Mahler: Symphony No. 2 "Resurrection" on CD

(summary)

In October 2024, the Orchestre National de France under the baton of music director Cristian Macelaru,

immersed itself in one of the great symphonic works of Gustav Mahler (1860-1911): his extraordinary

Resurrection Symphony. On this new recording, the epic journey unfolds serenely, bathed in warm pastoral

colours.

(complete blurb)

Over two evenings on 24 and 25 October 2024, the Orchestre National de France under it's music director

Cristian Macelaru immersed themselves in the extraordinary symphonic epic that Gustav Mahler wrote in

the 1890s: his utterly unrestrained Symphony No. 2, the Resurrection.

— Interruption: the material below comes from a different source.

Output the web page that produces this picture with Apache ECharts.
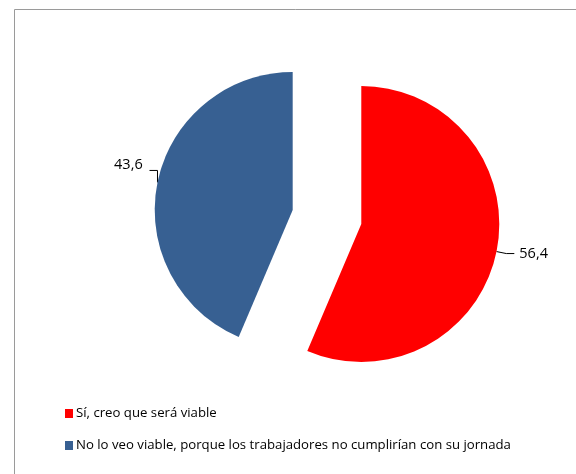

What a baptism of fire! The Romanian

conductor, not known for his Mahler until now, boldly takes up, in Paris, the very same score that the

legendary Leonard Bernstein conducted at his first great Parisian triumph on 13 November 1958-which as it

happens was also with the Orchestre National.

More than 70 years after Bernstein, Cristian Macelaru offers a vision that is the complete opposite, with a

chamber-like approach of delicacy and pastoral warmth, in contrast to his illustrious predecessor's

grandiose and solemn take. The textures are therefore amazingly light: the magnificent transparency of the

strings is answered by woodwinds brimming with freshness, discreetly revealing the roots of a composer

born not far from Prague who was passionately drawn to new sonorities and unexpected instrumental

blends. Under the Romanian conductor's direction, joined here by the luminous soprano of Hanna-Elisabeth

Muller and the amber-toned mezzo of Karen Cargill, the passionate journey of Resurrection becomes one of

profound serenity. The architecture of the work remains consistently natural and supple, and the symphony

finds it's unity effortlessly despite the remarkable diversity of soundscapes of which it is made.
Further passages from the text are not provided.